I finally got around to fixing the errors you pointed out in these chapters. Seriously, I need to give my pre-readers/other editors a good kick. You're doing a much better job than them, and I appreciate it. :twilightsmile:

"And how do we know we can trust you?" Discord asked, arms folded and an eyebrow raised. "I haven't met any decent decent beings of that kind before."

You added two decent's in there.

Ventus just got more badass than ever! :rainbowderp:
Awesome!

Hmmm... Knowing how it ends in the old version, this new ship intrigues me quite a lot.
I want to know what happens!
Next chapter please :twilightsmile:

These cliffhangers :flutterrage:
Great job though, please update :twilightsmile:

So "Here's Johnny" is there because John de Lancie.

If you didn't come right out and say that, I don't know that I would have ever realized that.. Also, didn't see any errors at all. I may have missed some, but overall better than previous chapters on that front! Time to catch up!
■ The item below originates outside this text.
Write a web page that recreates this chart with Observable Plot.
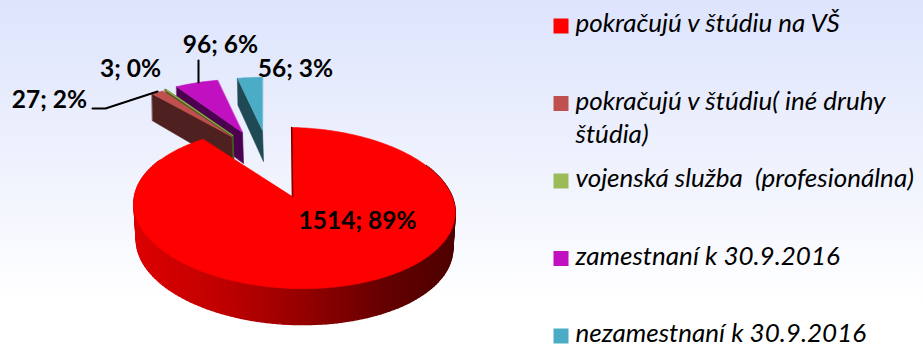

Count me interested in your view of the map. Didn't spot any errors this time around either. I guess you weren't kidding when you said you were gonna kick your editors/proofreaders in the ass. :derpytongue2:

I am interested in the map.
Hmmm... Where will this lead Sombra?

“Imagine, for a moment, that you were the one who opened the world crack. Right there next to Eden, where only the most powerful beings in creation live. What do you would happen to you?"

You missed a word at the end of this paragraph. Speed isn't everything in writing, you know.

4109607
Lol, nope. There was still an error in this.

and some grabbed some old, rock-hard candy

"GET DOWN!!"

You know the drill.

“I can’t leave him here!!”

Same as above.

Fluttershy and Spine turned

Who?


And then there were three... I don't really have much to say at this point..
Until the next, and last, one.

I think you have repeated this for how many times that I didn't even count?

4180946 Well, he's basically my third editor. I appreciate what he does. I just end up making the same mistakes due to copy/paste. :facehoof:

Just so everypony knows, I'm not a perfect editor. So if you find mistakes in Sky's writing, let him know! I don't catch everything! :twilightsmile:

4180955 ah okay. :P Sorry

"Cross my heart, hope to die, stick a cupcake in my eye."

Just pointing out that a 'Pinkie Promise' is hope to fly, not die. But that's something you have to decide, seeing as in the situation Ventus could say anything.

Then, they simultaneously moved towards each other, and wrapped their hooves around each other in a gentle embrace.

Bit repetitive with 'each other' but not terribly bad.

Ventus considered what could've happened if the war had never happened.

Same as above. Might substitute 'occurred' for the second happened.

After another minute, they ran towards the remnants of a large domed building. The dome had fallen sideways onto the ground, and had cracked into several pieces. They saw a snow-white pony standing a little way beyond the smoldering wreckage. Twilight stopped, and so did Ventus.

Bit telly. Might consider changing it up to be Ventus'/Twilight's observations on the matter instead of just an ambiguous statement.

Twilight's mind slowed down, as began to fade from consciousness

as she began

he dug a hole 5 feet in length and width, and 2 feet deep.

Under ten, spell it out.

Its better than nothing, he told himself.

It's (Didn't see any other instances of this, but I didn't really look.)

Definitely looking forward to more, 5ky. You've kept me entertained the whole way through.

4181982
No one is perfect. And when it comes to editing, it gets even harder to get anywhere near that 'perfect' standard. So many rules, and little nuances that are impossible to remember. And half the time you spend so much time looking for the little things, that you miss the glaringly obvious. In my experiences, at least. You never stop learning in this 'job' known as editing, either. I've learned more since I started doing this kind of thing for 'fun' than I ever have in any school. From what I've seen; you are doing a pretty good job already. Keep up the good work.

4180946
Sorry if my comments come across as annoying, I just try to help out where I can and in this case it was easier for me to just comment corrections/thoughts instead of sending a PM, or whathaveyou. I would go through and delete all my comments but I find that a bunch of 'This comment has been removed' more disruptive and annoying than seeing corrections. I suppose I could edit them to remove said corrections, but I would rather not take the time with my slow internet.

4180955
If you would prefer me to go through and delete/edit comments to clear up some of the clutter, I would be happy to oblige. Just let me know. And if I notice errors/something worth mentioning in the future and you would rather me get that to you in a different way, you need only say the word.
:heart: Glad to know I'm appreciated. :derpytongue2: I'm here to help, so the fact that my comments can help, or at least point out something worth noting is all that matters.
Have a good one, 5ky. Keep up the great work and give me a shout if you're ever in need of another pair of eyes to pick things apart.

4185296
4186528 So I added some background music of feels in here. I think you guys should re-read it with the music. It almost made me :raritycry: , and I was the one who wrote the scene!

4197677 I didn't see it the music in the chapter :P Correct if I'm wrong though

4201463 it's a YouTube video, but it's there.

Don't know why, but for the past several weeks I didn't feel like reading anything.
I saw this in my favourites today and I was like well, I really should continue this story.
I remembered how addictive it is! I would finish it today, but tomorrow's exam is forcing me to go back to studying. :fluttercry:
And now I see there is sequel to this, you have been busy, haven't you.
Anyway, I will continue this tomorrow. :twilightsmile:

I decided to read this chapter too :twilightsheepish:
Only 3 left...
I shall read the final confrontation tomorrow.